A widely implemented solution is to disclose information internally to a number of trusted employees who have been with the company for many years, all whilst working with a third-party ‘clean team’ that can assess confidential information for both parties, reducing the risks related to early M&A discussions.
7. THE CONTINGENCY RESERVE
It is unreasonable to think that every identified synergy will materialise as estimated. Good practice would be to perform a probability analysis on each of the material assumptions used. The aggregate value should constitute a contingency reserve to be removed from potential M&A value creation to protect against any negative deviations from the targeted synergies.

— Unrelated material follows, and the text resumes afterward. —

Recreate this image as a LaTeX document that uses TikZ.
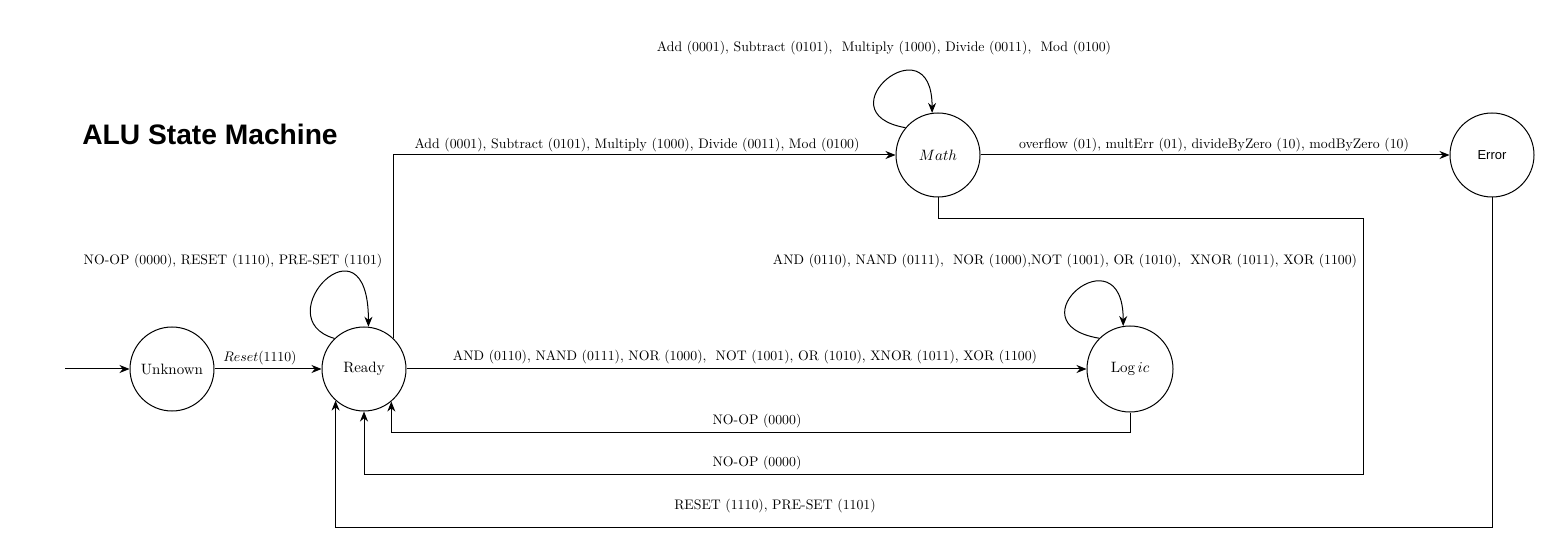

The contingency reserve should not be confused with negative synergies, which arise from the potential destruction of value after combining two businesses. Negative synergies should also have their own contingency reserve.
The calculation of the contingency reserve remains a probabilistic exercise, but it is important when comparing multiple potential deals simultaneously.
Determining the price to pay for an acquisition will significantly affect the potential return on the deal as well as shareholders’ value. Knowing that synergies are an important part of this valuation, a structured financial and economic approach to synergy assessment is an essential first step to M&A success.